Posted December. 09, 2004 22:35,   


The Bank of Korea (BOK) forecasted next year’s growth rate to be 4.0 percent. The BOK also lowered this year’s growth rate to 4.7 percent from the original forecast of 5.2 percent, and expects that the rate will not meet the government’s goal of 5.0 percent.

The BOK announced its economic forecast for 2005 on Thursday, December 9, and forecast the first half (January - June) of next year’s GDP (gross domestic product) growth rate to be 3.4 percent, and the second half (July - December) 4.4 percent, which are altogether approximately 4.0 percent of the yearly base.

This figure is second to the lowest among next year’s forecasted growth rates announced by major economic forecasting organizations, following after the Samsung Economic Research Institute’s 3.7 percent.

Park Seung, the governor of BOK, said, “The economic situation will not worsen from the current situation, and will slowly recover starting the second half of next year.”

Governor Park emphasized, “What is more important than the growth rate figure is the public welfare. The people are suffering from a growth without employment, and this suffering may continue on for five, maybe 10 years.”

Meanwhile, BOK’s monetary policy committee decided that day to freeze the annual 3.25 percent call rate (the interest rate banks charge each other for overnight loans).

This decision is interpreted to have been made following the judgment that it is uncertain whether the cut in the call rate may boost the economy or not, and that the possibilities for capital outflow into foreign countries is becoming higher.

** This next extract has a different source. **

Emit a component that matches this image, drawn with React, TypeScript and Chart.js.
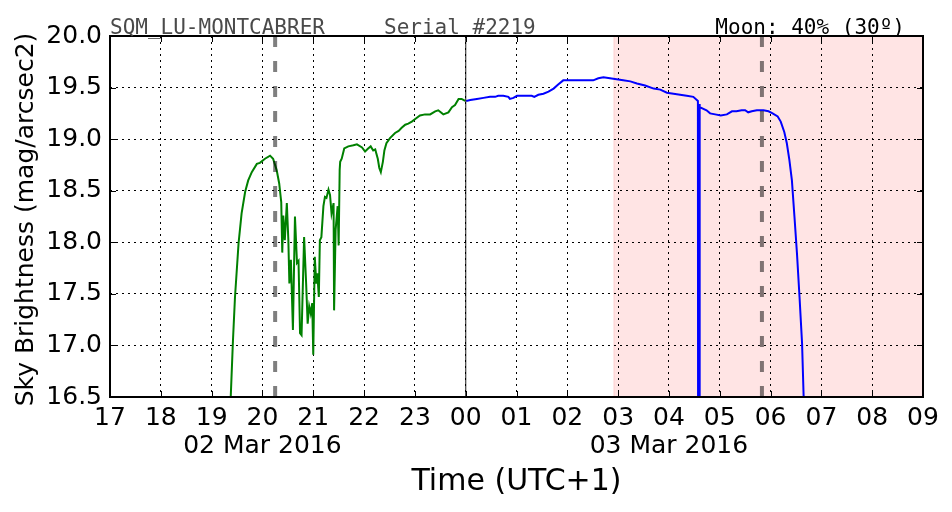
import React, { useEffect, useRef } from 'react';
import { Chart, registerables } from 'chart.js';

Chart.register(...registerables);

// ---- Axis ticks / labels ----
const HOUR_TICKS = [17, 18, 19, 20, 21, 22, 23, 24, 25, 26, 27, 28, 29, 30, 31, 32, 33];
const HOUR_LABELS = ['17', '18', '19', '20', '21', '22', '23', '00', '01', '02', '03', '04', '05', '06', '07', '08', '09'];
const DATE_TICK_POS = [20, 28];
const DATE_TICK_TEXT = ['02 Mar 2016', '03 Mar 2016'];
const Y_MIN = 16.5;
const Y_MAX = 20.0;
const Y_STEP = 0.5;

// ---- Header texts ----
const TITLE_STATION = 'SQM_LU-MONTCABRER';
const TITLE_SERIAL = 'Serial #2219';
const TITLE_MOON = 'Moon: 40% (30º)';
const X_TITLE = 'Time (UTC+1)';
const Y_TITLE = 'Sky Brightness (mag/arcsec2)';

// ---- Event markers (hours since 02 Mar 00:00) ----
const TWILIGHT_LINES = [20.25, 29.83];
const MIDNIGHT = 24;
const MOON_UP_FROM = 26.91;

// ---- Series: before midnight (green) ----
const GREEN_T = [
  19.36, 19.42, 19.46, 19.53, 19.59, 19.66, 19.72, 19.79, 19.89, 19.95,
  20.05, 20.15, 20.21, 20.28, 20.33, 20.37, 20.39, 20.41, 20.44, 20.48,
  20.51, 20.53, 20.56, 20.60, 20.64, 20.68, 20.71, 20.74, 20.77, 20.82,
  20.86, 20.89, 20.92, 20.95, 20.98, 21.00, 21.03, 21.06, 21.08, 21.11,
  21.13, 21.16, 21.20, 21.23, 21.26, 21.30, 21.33, 21.36, 21.40, 21.41,
  21.44, 21.48, 21.50, 21.52, 21.53, 21.56, 21.61, 21.69, 21.79, 21.86,
  21.96, 22.02, 22.08, 22.13, 22.18, 22.22, 22.27, 22.30, 22.33, 22.37,
  22.40, 22.44, 22.51, 22.61, 22.68, 22.74, 22.81, 22.87, 22.94, 23.02,
  23.10, 23.20, 23.30, 23.40, 23.46, 23.56, 23.66, 23.73, 23.79, 23.86,
  23.92, 23.99,
];
const GREEN_V = [
  16.30, 17.05, 17.47, 17.99, 18.28, 18.49, 18.60, 18.68, 18.76, 18.77,
  18.81, 18.84, 18.81, 18.70, 18.57, 18.39, 17.90, 18.26, 18.02, 18.38,
  18.02, 17.60, 17.83, 17.15, 18.25, 17.80, 17.82, 17.12, 17.10, 18.05,
  17.60, 17.21, 17.38, 17.31, 17.41, 16.91, 17.86, 17.60, 17.70, 17.47,
  18.02, 18.05, 18.35, 18.44, 18.43, 18.51, 18.46, 18.28, 18.38, 17.34,
  18.12, 18.35, 17.97, 18.70, 18.78, 18.81, 18.91, 18.93, 18.94, 18.95,
  18.92, 18.88, 18.91, 18.93, 18.89, 18.90, 18.81, 18.72, 18.68, 18.78,
  18.89, 18.96, 19.01, 19.06, 19.08, 19.11, 19.14, 19.15, 19.17, 19.20,
  19.23, 19.24, 19.24, 19.27, 19.28, 19.24, 19.26, 19.31, 19.33, 19.39,
  19.39, 19.37,
];

// ---- Series: after midnight (blue) ----
const BLUE_T = [
  24.01, 24.09, 24.22, 24.35, 24.48, 24.58, 24.64, 24.74, 24.84, 24.87,
  24.94, 25.01, 25.10, 25.20, 25.30, 25.35, 25.43, 25.53, 25.63, 25.73,
  25.82, 25.92, 26.02, 26.15, 26.28, 26.41, 26.51, 26.61, 26.71, 26.84,
  26.97, 27.10, 27.24, 27.37, 27.53, 27.70, 27.83, 27.96, 28.09, 28.22,
  28.35, 28.48, 28.57, 28.575, 28.595, 28.60, 28.61, 28.74, 28.81, 28.91,
  29.02, 29.14, 29.24, 29.33, 29.43, 29.50, 29.56, 29.63, 29.73, 29.86,
  29.96, 30.04, 30.14, 30.20, 30.27, 30.32, 30.37, 30.42, 30.47, 30.52,
  30.57, 30.62, 30.65, 30.67,
];
const BLUE_V = [
  19.37, 19.38, 19.39, 19.40, 19.41, 19.41, 19.42, 19.42, 19.41, 19.39,
  19.40, 19.42, 19.42, 19.42, 19.42, 19.41, 19.43, 19.44, 19.46, 19.49,
  19.53, 19.57, 19.57, 19.57, 19.57, 19.57, 19.57, 19.59, 19.60, 19.59,
  19.58, 19.57, 19.56, 19.54, 19.52, 19.49, 19.48, 19.45, 19.44, 19.43,
  19.42, 19.41, 19.37, 15.00, 15.00, 19.34, 19.31, 19.28, 19.25, 19.24,
  19.23, 19.24, 19.27, 19.27, 19.28, 19.28, 19.26, 19.27, 19.28, 19.28,
  19.27, 19.25, 19.22, 19.17, 19.07, 18.96, 18.80, 18.60, 18.25, 17.89,
  17.47, 17.02, 16.52, 16.30,
];

const toPoints = (t: number[], v: number[]) => t.map((x, i) => ({ x, y: v[i] }));

const overlayPlugin = {
  id: 'sqmOverlays',
  beforeDraw(chart: any) {
    const { ctx, chartArea: a, scales } = chart;
    const x0 = scales.x.getPixelForValue(MOON_UP_FROM);
    ctx.save();
    ctx.fillStyle = 'rgba(255, 0, 0, 0.105)';
    ctx.fillRect(x0, a.top, a.right - x0, a.bottom - a.top);
    ctx.strokeStyle = 'rgba(255, 0, 0, 0.10)';
    ctx.lineWidth = 1;
    ctx.beginPath();
    ctx.moveTo(x0 + 0.5, a.top);
    ctx.lineTo(x0 + 0.5, a.bottom);
    ctx.stroke();
    ctx.restore();
  },
  afterDatasetsDraw(chart: any) {
    const { ctx, chartArea: a, scales } = chart;
    ctx.save();
    // midnight line
    const xm = scales.x.getPixelForValue(MIDNIGHT);
    ctx.strokeStyle = 'rgba(0,0,0,0.7)';
    ctx.lineWidth = 1.3;
    ctx.beginPath();
    ctx.moveTo(xm, a.top);
    ctx.lineTo(xm, a.bottom);
    ctx.stroke();
    // twilight dashed lines
    ctx.strokeStyle = 'rgba(0,0,0,0.5)';
    ctx.lineWidth = 4;
    ctx.setLineDash([11, 14]);
    ctx.lineCap = 'butt';
    TWILIGHT_LINES.forEach((t) => {
      const px = scales.x.getPixelForValue(t);
      ctx.beginPath();
      ctx.moveTo(px, a.top);
      ctx.lineTo(px, a.bottom);
      ctx.stroke();
    });
    ctx.restore();
  },
  afterDraw(chart: any) {
    const { ctx, chartArea: a, scales } = chart;
    ctx.save();
    // inward ticks
    ctx.strokeStyle = '#000';
    ctx.lineWidth = 1;
    const tl = 6;
    scales.x.ticks.forEach((tk: any) => {
      const px = Math.round(scales.x.getPixelForValue(tk.value)) + 0.5;
      ctx.beginPath();
      ctx.moveTo(px, a.bottom);
      ctx.lineTo(px, a.bottom - tl);
      ctx.moveTo(px, a.top);
      ctx.lineTo(px, a.top + tl);
      ctx.stroke();
    });
    scales.y.ticks.forEach((tk: any) => {
      const py = Math.round(scales.y.getPixelForValue(tk.value)) + 0.5;
      ctx.beginPath();
      ctx.moveTo(a.left, py);
      ctx.lineTo(a.left + tl, py);
      ctx.moveTo(a.right, py);
      ctx.lineTo(a.right - tl, py);
      ctx.stroke();
    });
    // frame
    ctx.lineWidth = 2;
    ctx.strokeRect(a.left, a.top, a.right - a.left, a.bottom - a.top);
    // header texts
    ctx.font = '21px "DejaVu Sans Mono", monospace';
    ctx.textBaseline = 'alphabetic';
    ctx.fillStyle = '#4a4a4a';
    ctx.textAlign = 'left';
    ctx.fillText(TITLE_STATION, a.left, 34);
    ctx.fillText(TITLE_SERIAL, 384, 34);
    ctx.fillStyle = '#000';
    ctx.textAlign = 'right';
    ctx.fillText(TITLE_MOON, 905, 34);
    // y title
    ctx.font = '25px "DejaVu Sans", sans-serif';
    ctx.textAlign = 'center';
    ctx.translate(33, (a.top + a.bottom) / 2 + 3);
    ctx.rotate(-Math.PI / 2);
    ctx.fillText(Y_TITLE, 0, 0);
    ctx.restore();
  },
};

export default function App() {
  const ref = useRef<HTMLCanvasElement | null>(null);

  useEffect(() => {
    document.body.style.margin = '0';
    const canvas = ref.current;
    if (!canvas) return;
    const chart = new Chart(canvas, {
      type: 'line',
      data: {
        datasets: [
          {
            data: toPoints(GREEN_T, GREEN_V),
            borderColor: '#008000',
            borderWidth: 2,
            pointRadius: 0,
            fill: false,
            tension: 0,
          },
          {
            data: toPoints(BLUE_T, BLUE_V),
            borderColor: '#0000ff',
            borderWidth: 2,
            pointRadius: 0,
            fill: false,
            tension: 0,
          },
        ],
      },
      options: {
        responsive: false,
        animation: false,
        devicePixelRatio: 1,
        layout: { padding: { top: 36, right: 29, bottom: 0, left: 0 } },
        plugins: {
          legend: { display: false },
          tooltip: { enabled: false },
        },
        scales: {
          x: {
            type: 'linear',
            min: HOUR_TICKS[0],
            max: HOUR_TICKS[HOUR_TICKS.length - 1],
            afterFit: (s: any) => {
              s.height = 115;
            },
            border: { display: false, dash: [2, 4] },
            grid: { color: '#000', lineWidth: 1, drawTicks: false },
            ticks: {
              stepSize: 1,
              autoSkip: false,
              maxRotation: 0,
              padding: 7,
              color: '#000',
              font: { family: '"DejaVu Sans", sans-serif', size: 25, lineHeight: 1.12 },
              callback: (v: any) => {
                const i = HOUR_TICKS.indexOf(Number(v));
                if (i < 0) return '';
                const d = DATE_TICK_POS.indexOf(Number(v));
                return d >= 0 ? [HOUR_LABELS[i], DATE_TICK_TEXT[d]] : HOUR_LABELS[i];
              },
            },
            title: {
              display: true,
              text: X_TITLE,
              color: '#000',
              font: { family: '"DejaVu Sans", sans-serif', size: 30, lineHeight: 1.2 },
              padding: { top: 0, bottom: 12 },
            },
          },
          y: {
            min: Y_MIN,
            max: Y_MAX,
            afterFit: (s: any) => {
              s.width = 110;
            },
            border: { display: false, dash: [2, 4] },
            grid: { color: '#000', lineWidth: 1, drawTicks: false },
            ticks: {
              stepSize: Y_STEP,
              autoSkip: false,
              padding: 8,
              color: '#000',
              font: { family: '"DejaVu Sans", sans-serif', size: 25 },
              callback: (v: any) => Number(v).toFixed(1),
            },
          },
        },
      },
      plugins: [overlayPlugin],
    } as any);
    return () => chart.destroy();
  }, []);

  return <canvas ref={ref} width={952} height={512} style={{ display: 'block' }} />;
}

BOK prospected that next year’s exportation and construction investments will greatly slow down, and domestic spending will recover slowly.

Next year’s export growth rate (based on customs clearance) was forecasted at 7.3 percent, far lower than this year’s 31.2 percent, and domestic spending, which takes up more than half of the GDP, is expected to stay at a steady 1.8 percent increase rate.

The current account surplus is forecasted to decrease from this year’s 27.5 billion dollars to 16 billion for next year due to a slowdown in exports.